**EXERCISE DATA:**
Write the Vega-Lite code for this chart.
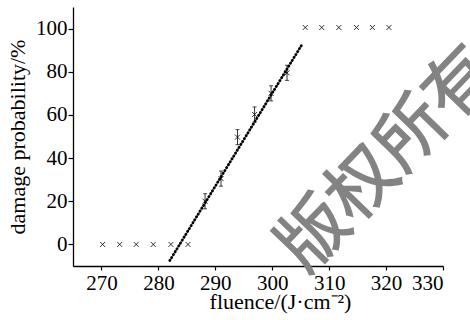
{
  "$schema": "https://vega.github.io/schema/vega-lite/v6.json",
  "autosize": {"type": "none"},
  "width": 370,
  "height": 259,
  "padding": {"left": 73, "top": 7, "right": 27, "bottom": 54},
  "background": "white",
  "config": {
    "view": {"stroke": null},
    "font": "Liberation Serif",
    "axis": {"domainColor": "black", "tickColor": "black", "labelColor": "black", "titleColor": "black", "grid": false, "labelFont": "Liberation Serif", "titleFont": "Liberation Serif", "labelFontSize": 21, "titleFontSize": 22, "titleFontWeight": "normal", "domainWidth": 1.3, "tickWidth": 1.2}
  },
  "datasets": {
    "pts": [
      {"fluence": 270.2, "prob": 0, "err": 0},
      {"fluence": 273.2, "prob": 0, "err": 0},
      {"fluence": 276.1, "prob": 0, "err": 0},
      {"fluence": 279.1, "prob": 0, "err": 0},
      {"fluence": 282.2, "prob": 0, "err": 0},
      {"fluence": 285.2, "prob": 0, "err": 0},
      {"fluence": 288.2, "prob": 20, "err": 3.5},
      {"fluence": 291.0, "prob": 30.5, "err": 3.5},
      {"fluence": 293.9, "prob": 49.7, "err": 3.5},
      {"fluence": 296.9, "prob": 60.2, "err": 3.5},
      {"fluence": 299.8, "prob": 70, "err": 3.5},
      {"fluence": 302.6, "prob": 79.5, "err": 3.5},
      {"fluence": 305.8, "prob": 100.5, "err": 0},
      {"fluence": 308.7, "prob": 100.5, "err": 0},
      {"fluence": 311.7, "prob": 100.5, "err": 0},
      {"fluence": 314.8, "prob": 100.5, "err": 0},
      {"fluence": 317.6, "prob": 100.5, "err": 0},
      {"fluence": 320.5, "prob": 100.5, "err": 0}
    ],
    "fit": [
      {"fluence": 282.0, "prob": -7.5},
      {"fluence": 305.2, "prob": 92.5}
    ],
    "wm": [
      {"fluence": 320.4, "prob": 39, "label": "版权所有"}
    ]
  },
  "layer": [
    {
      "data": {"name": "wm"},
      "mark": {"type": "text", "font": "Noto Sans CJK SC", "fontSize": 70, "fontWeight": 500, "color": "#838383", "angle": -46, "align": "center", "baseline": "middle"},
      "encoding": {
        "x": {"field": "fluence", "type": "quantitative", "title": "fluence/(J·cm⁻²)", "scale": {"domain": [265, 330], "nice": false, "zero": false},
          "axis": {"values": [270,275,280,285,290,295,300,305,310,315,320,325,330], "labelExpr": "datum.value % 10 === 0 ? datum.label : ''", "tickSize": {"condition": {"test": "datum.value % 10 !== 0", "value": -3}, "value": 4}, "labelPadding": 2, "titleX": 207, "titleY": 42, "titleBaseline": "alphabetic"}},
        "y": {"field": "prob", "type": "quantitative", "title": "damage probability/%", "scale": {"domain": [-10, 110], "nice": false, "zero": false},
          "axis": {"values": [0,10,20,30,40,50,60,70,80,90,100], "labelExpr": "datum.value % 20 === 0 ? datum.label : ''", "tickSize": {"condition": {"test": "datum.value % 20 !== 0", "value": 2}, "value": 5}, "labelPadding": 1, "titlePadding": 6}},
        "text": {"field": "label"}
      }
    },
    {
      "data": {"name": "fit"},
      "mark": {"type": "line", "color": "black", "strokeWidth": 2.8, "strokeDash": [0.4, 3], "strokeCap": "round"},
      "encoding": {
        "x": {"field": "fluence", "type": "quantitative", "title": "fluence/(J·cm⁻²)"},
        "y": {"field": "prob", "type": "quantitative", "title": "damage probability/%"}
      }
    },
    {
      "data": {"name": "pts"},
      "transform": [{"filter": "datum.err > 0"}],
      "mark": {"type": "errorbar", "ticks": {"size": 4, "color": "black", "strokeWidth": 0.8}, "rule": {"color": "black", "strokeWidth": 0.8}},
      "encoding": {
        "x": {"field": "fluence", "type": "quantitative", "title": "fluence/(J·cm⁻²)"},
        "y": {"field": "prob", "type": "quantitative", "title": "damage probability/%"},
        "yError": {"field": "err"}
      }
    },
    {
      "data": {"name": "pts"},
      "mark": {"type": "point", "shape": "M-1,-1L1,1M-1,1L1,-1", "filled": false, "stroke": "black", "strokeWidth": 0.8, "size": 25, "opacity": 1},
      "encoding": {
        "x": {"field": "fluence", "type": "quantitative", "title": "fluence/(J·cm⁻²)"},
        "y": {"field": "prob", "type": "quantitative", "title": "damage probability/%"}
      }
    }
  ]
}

* * *

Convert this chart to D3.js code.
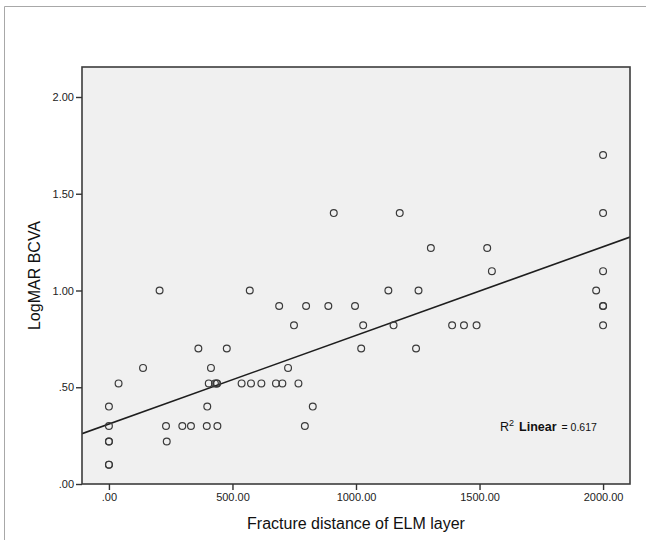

**EXERCISE INSTRUCTIONS:** Using the entries above, return each line that includes the word "code".

**EXPECTED ANSWER:**
Write the Vega-Lite code for this chart.
Convert this chart to D3.js code.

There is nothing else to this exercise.